Disparate Groups Unite to Oppose Transit Pass Tax Credit

October 1, 2012

Can you identify a tax policy that is so ineffective, wasteful, inequitable, and cumbersome that political parties, think-tanks, and non-profit organizations across the political spectrum have spoken out against it?

This is a tax policy so universally maligned that opposition to it has brought the strangest of bedfellows to snuggle up and get cozy.

Let’s start with a list of the groups whose leaders or journals have decried the policy as an utter failure. Don’t peak yet… Can you guess the policy as you read the list?

In alphabetical order: Canadian Centre for Policy Alternatives, Canadian Taxpayers’ Federation, Canadian Union of Public Employees, Canadian Urban Transit Association, Catholic Women’s League of Canada (Manitoba provincial council), C.D. Howe Institute, Certified General Accountants’ Association of Canada, Citizens for Public Justice, Commissioner of the Environment and Sustainable Development, David Suzuki Foundation, Fraser Institute, Frontier Centre for Public Policy, Liberal Party of Canada, the Macdonald Laurier Institute.

And I’m only up to M… I’m sure there are many more.

The policy? Canada’s transit pass tax credit. The policy is an expensive and unproductive way to achieve its supposed goals of encouraging transit use to improve the environment and reduce traffic congestion. More than 1.5 million tax-filers claim the credit annually. Since its introduction in mid-2006, the credit has cost the federal government $725 million.

Because the credit is non-refundable, that’s $725 million that the 8.3 million lowest-income tax-filers were not eligible to receive, no matter how much they used transit. In fact, according to a report recently released by the Department of Finance evaluating the credit, the people most likely to claim the credit are those earning between $75,770 and $123,184.

That’s $725 million in tax credits that was subsidized by the people who use transportation that is more environmentally sustainable and better at easing traffic congestion -- such as walking, cycling, telecommuting, or staying home. This would perhaps be excusable if the tax policy worked. Unfortunately, it’s clear that it doesn’t.

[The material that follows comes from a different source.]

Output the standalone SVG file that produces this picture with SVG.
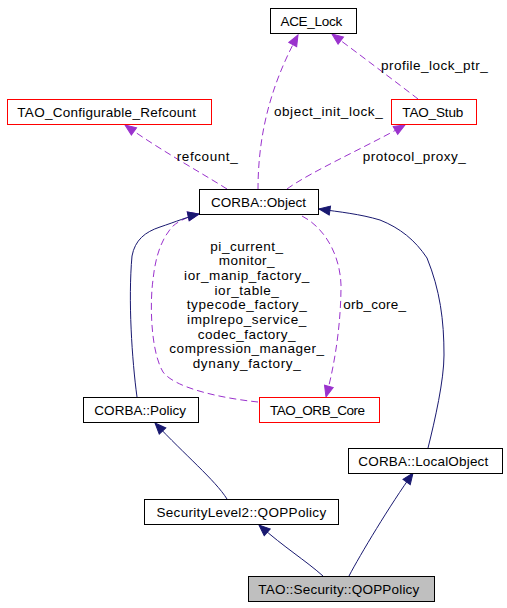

The transit pass was introduced in mid-2006. The four previous years had an average annual national ridership increase of 2.6%. This includes 2003, when ridership fell as a result of SARS. The four years for which data are available since the pass was introduced had an average increase of 2.7% -- an insignificant rounding error difference.

Compare this to Stephen Harper’s foolish claim when the program was launched that the credit could increase public transit ridership by 25-50%. In 2007, the program was estimated to be responsible for an emissions reduction of 200,000 tonnes a year. By 2008, the government quietly lowered this estimate to 35,000 a year – 16% of the previous year’s estimate. This is worse than a back-of-napkin calculation. The original projected numbers were fanciful dreams.

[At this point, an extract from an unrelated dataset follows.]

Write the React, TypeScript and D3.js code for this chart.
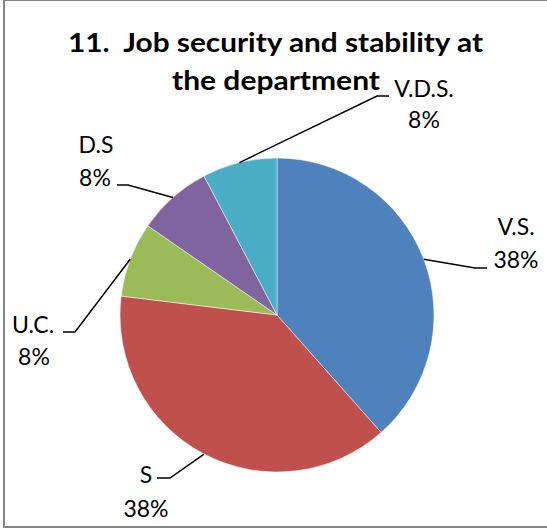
import React from "react";
import * as d3 from "d3";

const categories = ["V.S.", "S", "U.C.", "D.S", "V.D.S."];
const values = [5, 5, 1, 1, 1];
const colors = ["#4F81BD", "#C0504D", "#9BBB59", "#8064A2", "#4BACC6"];
const titleLines = ["11.  Job security and stability at", "the department"];

// label layout (elbow point, end point, line centers and baselines)
const labelLayout = [
  { elbow: [475, 268], end: [487, 268], x1: 516, x2: 516, y1: 235, y2: 268 },
  { elbow: [170, 478], end: [157, 478], x1: 146, x2: 146, y1: 483, y2: 517 },
  { elbow: [75, 332], end: [63, 332], x1: 33, x2: 34, y1: 333, y2: 365 },
  { elbow: [128, 185], end: [117, 185], x1: 96, x2: 95, y1: 153, y2: 186 },
  { elbow: [377, 96], end: [389, 96], x1: 424, x2: 424, y1: 97, y2: 128 },
];

const W = 547;
const H = 529;
const cx = 277;
const cy = 315;
const R = 157;
const FONT = "Lato, 'Open Sans', sans-serif";

export default function App() {
  const total = d3.sum(values);
  const pie = d3
    .pie<number>()
    .sort(null)
    .startAngle(0)
    .endAngle(2 * Math.PI)
    .value((d) => d);
  const arcs = pie(values);
  const arc = d3.arc<d3.PieArcDatum<number>>().innerRadius(0).outerRadius(R);

  return (
    <svg
      width={W}
      height={H}
      style={{ position: "absolute", left: 0, top: 0, background: "#fff" }}
    >
      <rect x={0} y={0} width={W} height={H} fill="#fff" />
      <rect x={4} y={0} width={W + 10} height={527} fill="none" stroke="#868686" strokeWidth={2} />
      <g fontFamily={FONT} fontWeight="bold" fontSize={27} fill="#000" textAnchor="middle">
        <text x={275.5} y={52} textLength={415} lengthAdjust="spacingAndGlyphs" style={{ whiteSpace: "pre" }}>
          {titleLines[0]}
        </text>
        <text x={276} y={89.5} textLength={208} lengthAdjust="spacingAndGlyphs">
          {titleLines[1]}
        </text>
      </g>
      <g transform={`translate(${cx},${cy})`}>
        {arcs.map((a, i) => (
          <path key={i} d={arc(a) || ""} fill={colors[i]} stroke="#fff" strokeWidth={0.5} />
        ))}
      </g>
      {arcs.map((a, i) => {
        const mid = (a.startAngle + a.endAngle) / 2;
        const px = cx + R * Math.sin(mid);
        const py = cy - R * Math.cos(mid);
        const L = labelLayout[i];
        const pct = Math.round((values[i] / total) * 100) + "%";
        return (
          <g key={"l" + i}>
            <polyline
              points={`${px},${py} ${L.elbow[0]},${L.elbow[1]} ${L.end[0]},${L.end[1]}`}
              fill="none"
              stroke="#000"
              strokeWidth={1.5}
            />
            <g fontFamily={FONT} fontSize={23} fill="#000" textAnchor="middle">
              <text x={L.x1} y={L.y1}>{categories[i]}</text>
              <text x={L.x2} y={L.y2}>{pct}</text>
            </g>
          </g>
        );
      })}
    </svg>
  );
}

The Commissioner of the Environment and Sustainable Development, in the report that criticized the program, said that its impact on greenhouse gas emissions would be negligible. Jeffrey Simpson of the Globe and Mail took it one step further, calling it “among the least effective policies imaginable.”

It’s clear that people use public transit for many reasons, none of which has to do with getting the tax credit. But many of those commuters – at least those who earn enough money – get the incentive, anyway. Paying moderate- to high-income people to do something they were going to do anyway can hardly be called a good policy.

Why not use the money this expensive program costs the government to fund transit in a way that benefits all riders, especially those with the lowest incomes? Why don’t we simplify the program so we don’t have to keep both outdated passes and receipts for years after they are of no use? Why don’t we use the money to subsidize the uncommitted transit users? Isn’t that the market with the most opportunity for transportation choice change? Or why don’t we use the money to actually improve transit systems?

Undoubtedly, the Fraser Institute and Canadian Taxpayers’ Federation would part ways with other groups on what to do with the savings, but there’s a dialogue to be had with them in the meantime on working together to get rid of a tax credit that makes no sense.

(Thomas Appleyard has a Master of Social Work from the University of Toronto and a Master of Business Administration from York University’s Schulich School of Business.)